_Exercise_
Copy the data exactly; pictures stay out of the copy.

----

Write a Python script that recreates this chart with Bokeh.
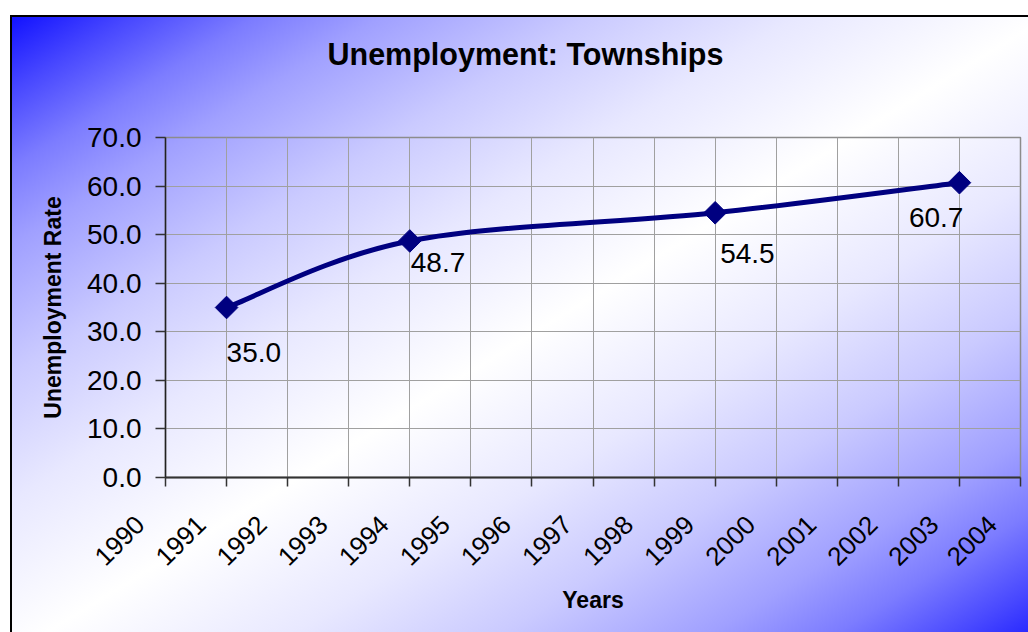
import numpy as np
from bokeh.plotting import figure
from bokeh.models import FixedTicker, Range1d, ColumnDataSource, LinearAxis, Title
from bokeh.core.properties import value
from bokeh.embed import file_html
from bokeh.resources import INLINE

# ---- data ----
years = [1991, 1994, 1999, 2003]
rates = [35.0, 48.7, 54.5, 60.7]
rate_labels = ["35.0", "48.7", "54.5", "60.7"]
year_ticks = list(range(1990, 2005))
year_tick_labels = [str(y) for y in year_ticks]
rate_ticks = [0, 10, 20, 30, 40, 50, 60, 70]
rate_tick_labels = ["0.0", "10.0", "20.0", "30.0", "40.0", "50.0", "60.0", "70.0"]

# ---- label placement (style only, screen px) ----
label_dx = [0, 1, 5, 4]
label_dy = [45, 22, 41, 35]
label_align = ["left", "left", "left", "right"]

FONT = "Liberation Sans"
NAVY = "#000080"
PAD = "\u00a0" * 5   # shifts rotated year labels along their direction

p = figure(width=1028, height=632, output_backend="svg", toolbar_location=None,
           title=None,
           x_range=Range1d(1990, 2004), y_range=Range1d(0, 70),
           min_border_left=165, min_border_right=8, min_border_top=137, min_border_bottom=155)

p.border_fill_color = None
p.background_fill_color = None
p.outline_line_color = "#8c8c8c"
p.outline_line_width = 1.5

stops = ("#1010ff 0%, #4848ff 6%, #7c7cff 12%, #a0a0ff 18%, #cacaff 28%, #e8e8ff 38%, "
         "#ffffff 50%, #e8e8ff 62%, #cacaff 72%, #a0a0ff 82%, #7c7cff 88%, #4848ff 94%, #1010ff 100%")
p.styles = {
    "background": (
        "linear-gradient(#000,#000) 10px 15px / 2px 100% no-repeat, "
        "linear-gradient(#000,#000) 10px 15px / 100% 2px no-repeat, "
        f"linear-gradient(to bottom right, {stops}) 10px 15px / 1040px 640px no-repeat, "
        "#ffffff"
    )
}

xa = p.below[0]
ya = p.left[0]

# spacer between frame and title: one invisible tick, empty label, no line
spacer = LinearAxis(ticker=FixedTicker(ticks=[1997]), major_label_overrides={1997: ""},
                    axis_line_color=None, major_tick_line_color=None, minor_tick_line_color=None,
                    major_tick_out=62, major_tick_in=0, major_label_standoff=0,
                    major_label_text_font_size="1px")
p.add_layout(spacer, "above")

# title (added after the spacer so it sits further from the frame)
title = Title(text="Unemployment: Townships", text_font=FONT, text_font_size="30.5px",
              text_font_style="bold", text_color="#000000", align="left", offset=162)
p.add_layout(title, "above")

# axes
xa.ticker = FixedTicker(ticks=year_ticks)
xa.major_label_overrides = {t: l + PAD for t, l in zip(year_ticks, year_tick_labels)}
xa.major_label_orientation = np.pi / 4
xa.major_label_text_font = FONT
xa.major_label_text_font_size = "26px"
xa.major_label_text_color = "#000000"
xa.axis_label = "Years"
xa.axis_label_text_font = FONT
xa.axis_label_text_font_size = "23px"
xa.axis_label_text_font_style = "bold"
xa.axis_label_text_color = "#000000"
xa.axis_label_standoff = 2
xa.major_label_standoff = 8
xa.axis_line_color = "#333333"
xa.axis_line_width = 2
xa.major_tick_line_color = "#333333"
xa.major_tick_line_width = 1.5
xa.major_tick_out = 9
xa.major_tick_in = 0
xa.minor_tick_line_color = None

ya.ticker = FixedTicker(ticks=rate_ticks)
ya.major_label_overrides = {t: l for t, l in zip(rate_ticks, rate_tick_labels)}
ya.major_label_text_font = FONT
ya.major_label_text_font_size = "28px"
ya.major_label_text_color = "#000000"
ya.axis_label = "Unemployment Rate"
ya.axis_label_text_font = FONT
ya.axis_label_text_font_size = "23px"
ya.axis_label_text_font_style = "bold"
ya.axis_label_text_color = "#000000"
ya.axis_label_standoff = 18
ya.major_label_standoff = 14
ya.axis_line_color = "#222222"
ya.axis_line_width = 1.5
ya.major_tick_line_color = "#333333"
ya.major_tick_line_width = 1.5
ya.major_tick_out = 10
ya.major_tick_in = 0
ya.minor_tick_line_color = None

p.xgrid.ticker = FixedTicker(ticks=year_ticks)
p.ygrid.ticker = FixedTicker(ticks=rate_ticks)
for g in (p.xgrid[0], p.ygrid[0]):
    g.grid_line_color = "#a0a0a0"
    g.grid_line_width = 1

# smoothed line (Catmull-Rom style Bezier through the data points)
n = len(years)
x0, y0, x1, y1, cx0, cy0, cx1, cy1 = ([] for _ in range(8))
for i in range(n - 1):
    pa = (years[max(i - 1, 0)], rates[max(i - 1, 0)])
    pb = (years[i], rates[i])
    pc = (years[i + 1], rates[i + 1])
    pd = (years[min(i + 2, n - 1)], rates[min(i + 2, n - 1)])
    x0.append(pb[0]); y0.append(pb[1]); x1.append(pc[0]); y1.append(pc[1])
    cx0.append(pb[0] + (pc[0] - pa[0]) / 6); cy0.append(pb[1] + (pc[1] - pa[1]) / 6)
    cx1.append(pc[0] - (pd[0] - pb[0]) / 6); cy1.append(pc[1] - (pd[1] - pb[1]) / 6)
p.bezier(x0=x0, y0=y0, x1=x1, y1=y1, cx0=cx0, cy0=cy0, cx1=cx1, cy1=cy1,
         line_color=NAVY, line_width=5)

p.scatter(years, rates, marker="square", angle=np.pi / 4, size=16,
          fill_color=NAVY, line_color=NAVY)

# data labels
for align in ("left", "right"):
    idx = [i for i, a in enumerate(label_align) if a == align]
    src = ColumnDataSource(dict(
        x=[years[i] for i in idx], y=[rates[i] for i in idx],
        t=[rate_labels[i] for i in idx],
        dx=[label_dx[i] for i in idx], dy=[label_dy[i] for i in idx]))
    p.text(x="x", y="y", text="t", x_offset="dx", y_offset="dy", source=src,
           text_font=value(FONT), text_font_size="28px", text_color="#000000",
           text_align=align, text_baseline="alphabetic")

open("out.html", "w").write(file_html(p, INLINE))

----

_Completed exercise_
Write a Python script that recreates this chart with Bokeh.
import numpy as np
from bokeh.plotting import figure
from bokeh.models import FixedTicker, Range1d, ColumnDataSource, LinearAxis, Title
from bokeh.core.properties import value
from bokeh.embed import file_html
from bokeh.resources import INLINE

# ---- data ----
years = [1991, 1994, 1999, 2003]
rates = [35.0, 48.7, 54.5, 60.7]
rate_labels = ["35.0", "48.7", "54.5", "60.7"]
year_ticks = list(range(1990, 2005))
year_tick_labels = [str(y) for y in year_ticks]
rate_ticks = [0, 10, 20, 30, 40, 50, 60, 70]
rate_tick_labels = ["0.0", "10.0", "20.0", "30.0", "40.0", "50.0", "60.0", "70.0"]

# ---- label placement (style only, screen px) ----
label_dx = [0, 1, 5, 4]
label_dy = [45, 22, 41, 35]
label_align = ["left", "left", "left", "right"]

FONT = "Liberation Sans"
NAVY = "#000080"
PAD = "\u00a0" * 5   # shifts rotated year labels along their direction

p = figure(width=1028, height=632, output_backend="svg", toolbar_location=None,
           title=None,
           x_range=Range1d(1990, 2004), y_range=Range1d(0, 70),
           min_border_left=165, min_border_right=8, min_border_top=137, min_border_bottom=155)

p.border_fill_color = None
p.background_fill_color = None
p.outline_line_color = "#8c8c8c"
p.outline_line_width = 1.5

stops = ("#1010ff 0%, #4848ff 6%, #7c7cff 12%, #a0a0ff 18%, #cacaff 28%, #e8e8ff 38%, "
         "#ffffff 50%, #e8e8ff 62%, #cacaff 72%, #a0a0ff 82%, #7c7cff 88%, #4848ff 94%, #1010ff 100%")
p.styles = {
    "background": (
        "linear-gradient(#000,#000) 10px 15px / 2px 100% no-repeat, "
        "linear-gradient(#000,#000) 10px 15px / 100% 2px no-repeat, "
        f"linear-gradient(to bottom right, {stops}) 10px 15px / 1040px 640px no-repeat, "
        "#ffffff"
    )
}

xa = p.below[0]
ya = p.left[0]

# spacer between frame and title: one invisible tick, empty label, no line
spacer = LinearAxis(ticker=FixedTicker(ticks=[1997]), major_label_overrides={1997: ""},
                    axis_line_color=None, major_tick_line_color=None, minor_tick_line_color=None,
                    major_tick_out=62, major_tick_in=0, major_label_standoff=0,
                    major_label_text_font_size="1px")
p.add_layout(spacer, "above")

# title (added after the spacer so it sits further from the frame)
title = Title(text="Unemployment: Townships", text_font=FONT, text_font_size="30.5px",
              text_font_style="bold", text_color="#000000", align="left", offset=162)
p.add_layout(title, "above")

# axes
xa.ticker = FixedTicker(ticks=year_ticks)
xa.major_label_overrides = {t: l + PAD for t, l in zip(year_ticks, year_tick_labels)}
xa.major_label_orientation = np.pi / 4
xa.major_label_text_font = FONT
xa.major_label_text_font_size = "26px"
xa.major_label_text_color = "#000000"
xa.axis_label = "Years"
xa.axis_label_text_font = FONT
xa.axis_label_text_font_size = "23px"
xa.axis_label_text_font_style = "bold"
xa.axis_label_text_color = "#000000"
xa.axis_label_standoff = 2
xa.major_label_standoff = 8
xa.axis_line_color = "#333333"
xa.axis_line_width = 2
xa.major_tick_line_color = "#333333"
xa.major_tick_line_width = 1.5
xa.major_tick_out = 9
xa.major_tick_in = 0
xa.minor_tick_line_color = None

ya.ticker = FixedTicker(ticks=rate_ticks)
ya.major_label_overrides = {t: l for t, l in zip(rate_ticks, rate_tick_labels)}
ya.major_label_text_font = FONT
ya.major_label_text_font_size = "28px"
ya.major_label_text_color = "#000000"
ya.axis_label = "Unemployment Rate"
ya.axis_label_text_font = FONT
ya.axis_label_text_font_size = "23px"
ya.axis_label_text_font_style = "bold"
ya.axis_label_text_color = "#000000"
ya.axis_label_standoff = 18
ya.major_label_standoff = 14
ya.axis_line_color = "#222222"
ya.axis_line_width = 1.5
ya.major_tick_line_color = "#333333"
ya.major_tick_line_width = 1.5
ya.major_tick_out = 10
ya.major_tick_in = 0
ya.minor_tick_line_color = None

p.xgrid.ticker = FixedTicker(ticks=year_ticks)
p.ygrid.ticker = FixedTicker(ticks=rate_ticks)
for g in (p.xgrid[0], p.ygrid[0]):
    g.grid_line_color = "#a0a0a0"
    g.grid_line_width = 1

# smoothed line (Catmull-Rom style Bezier through the data points)
n = len(years)
x0, y0, x1, y1, cx0, cy0, cx1, cy1 = ([] for _ in range(8))
for i in range(n - 1):
    pa = (years[max(i - 1, 0)], rates[max(i - 1, 0)])
    pb = (years[i], rates[i])
    pc = (years[i + 1], rates[i + 1])
    pd = (years[min(i + 2, n - 1)], rates[min(i + 2, n - 1)])
    x0.append(pb[0]); y0.append(pb[1]); x1.append(pc[0]); y1.append(pc[1])
    cx0.append(pb[0] + (pc[0] - pa[0]) / 6); cy0.append(pb[1] + (pc[1] - pa[1]) / 6)
    cx1.append(pc[0] - (pd[0] - pb[0]) / 6); cy1.append(pc[1] - (pd[1] - pb[1]) / 6)
p.bezier(x0=x0, y0=y0, x1=x1, y1=y1, cx0=cx0, cy0=cy0, cx1=cx1, cy1=cy1,
         line_color=NAVY, line_width=5)

p.scatter(years, rates, marker="square", angle=np.pi / 4, size=16,
          fill_color=NAVY, line_color=NAVY)

# data labels
for align in ("left", "right"):
    idx = [i for i, a in enumerate(label_align) if a == align]
    src = ColumnDataSource(dict(
        x=[years[i] for i in idx], y=[rates[i] for i in idx],
        t=[rate_labels[i] for i in idx],
        dx=[label_dx[i] for i in idx], dy=[label_dy[i] for i in idx]))
    p.text(x="x", y="y", text="t", x_offset="dx", y_offset="dy", source=src,
           text_font=value(FONT), text_font_size="28px", text_color="#000000",
           text_align=align, text_baseline="alphabetic")

open("out.html", "w").write(file_html(p, INLINE))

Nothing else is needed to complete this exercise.